More often than not, the problem wasn’t with the food but rather the business side of things, and how to navigate the bureaucratic tightrope of the food-production industry. So the Food Craft Institute’s curriculum has always devoted as much class time to practical matters—financial management, business operations, fundraising, pitching—as it has to making food. The idea, DeArman says, was to broaden the pool of successful food craft operations in the Bay Area by offering support in the form of classes, often taught by local industry leaders.
Celebrating its fifth anniversary in November, Food Craft Institute has already amassed an impressive track record. DeArman estimates that nearly 40 percent of the 200-plus students who have taken classes have either gone on to start their own food businesses or to improve existing operations. See the success for yourself by checking out some of the many Home businesses run by Food Craft Institute alums below.

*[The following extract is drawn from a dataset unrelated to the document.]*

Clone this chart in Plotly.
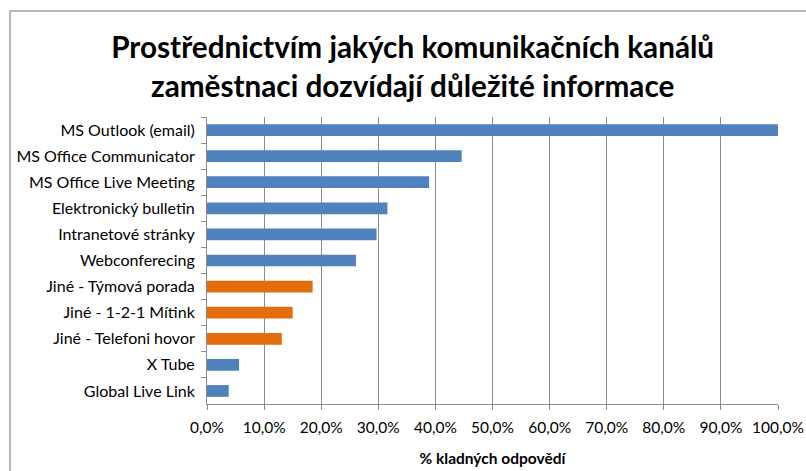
import plotly.graph_objects as go

# Channels and share of positive answers (%)
kanaly = ["MS Outlook (email)", "MS Office Communicator", "MS Office Live Meeting",
          "Elektronický bulletin", "Intranetové stránky", "Webconferecing",
          "Jiné - Týmová porada", "Jiné - 1-2-1 Mítink", "Jiné - Telefoni hovor",
          "X Tube", "Global Live Link"]
podil = [100.0, 44.6, 38.9, 31.6, 29.7, 26.1, 18.5, 15.0, 13.1, 5.6, 3.8]
skupina = ["nástroj"] * 6 + ["jiné"] * 3 + ["nástroj"] * 2

barvy = {"nástroj": "#4F81BD", "jiné": "#E46C0A"}
x_ticks = [0, 10, 20, 30, 40, 50, 60, 70, 80, 90, 100]
x_labels = [f"{v:.1f}%".replace(".", ",") for v in x_ticks]

FONT = "Lato, Open Sans, sans-serif"

fig = go.Figure(go.Bar(
    x=podil,
    y=kanaly,
    orientation="h",
    marker=dict(color=[barvy[s] for s in skupina], line_width=0),
    width=0.45,
))

fig.update_layout(
    width=806, height=471,
    margin=dict(l=207, r=28, t=117, b=67),
    paper_bgcolor="white", plot_bgcolor="white",
    font=dict(family=FONT, color="black", size=16),
    title=dict(
        text="<b>Prostřednictvím jakých komunikačních kanálů<br>zaměstnaci dozvídají důležité informace</b>",
        x=0.512, xanchor="center", y=0.877, yanchor="top",
        font=dict(size=29.7, family=FONT),
    ),
    showlegend=False,
)

fig.update_xaxes(
    range=[0, 100], tickvals=x_ticks, ticktext=x_labels,
    showgrid=True, gridcolor="#8C8C8C", gridwidth=1,
    showline=True, linecolor="#8C8C8C", linewidth=1,
    ticks="outside", ticklen=5, tickcolor="#8C8C8C",
    ticklabelstandoff=4, zeroline=False, tickfont=dict(size=15.5),
    title=dict(text="<b>% kladných odpovědí</b>", font=dict(size=15.5), standoff=18),
    automargin=False,
)
fig.update_yaxes(
    autorange="reversed", type="category",
    showline=True, linecolor="#8C8C8C", linewidth=1,
    ticks="outside", ticklen=5, tickcolor="#8C8C8C", tickson="boundaries",
    ticklabelstandoff=8, showgrid=False, automargin=False,
)

# chart frame
fig.add_shape(type="rect", xref="paper", yref="paper",
              x0=(10 - 207) / 571, x1=1.2, y0=-0.5, y1=1 + (117 - 11) / 287,
              line=dict(color="#A0A0A0", width=1.5), layer="above")

fig.write_html("out.html", config={"displayModeBar": False},
               post_script="document.body.style.margin='0';")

Sam Gilbert took The Business of Beer course at Food Craft Institute back in 2013, with the idea of opening a production brewery. This past June, he launched Temescal Brewing, a production brewery/taproom/beer garden that has proved instantly popular in the hip North Oakland neighborhood. The brewery focuses on light, easy-drinking beers, such as pilsners and saisons. .
Pop Mama Pop!
Kathleen Hackett first started making non–GMO heirloom popcorn for friends out of her Concord home. After taking the Business Intensive course at Food Craft Institute, she officially launched Pop Mama Pop! in 2012, and it now has wholesale accounts at local breweries, coffee shops, businesses, and recording studios—including Canvas and Cabernet in Walnut Creek and Epidemic Ales in Concord. Hackett plans to open a new “pop shop” near Pleasant Hill before the end of the year. .
Alameda Fruit Co.
Talk about local. The “Marmalade Mamas,” aka Andrea Leal and Jennifer Crane, source only seasonal produce grown in Alameda for their house-made preserves and marmalades. They’ve ramped up production since taking business operations courses at Food Craft Institute, and their products are available for purchase online. .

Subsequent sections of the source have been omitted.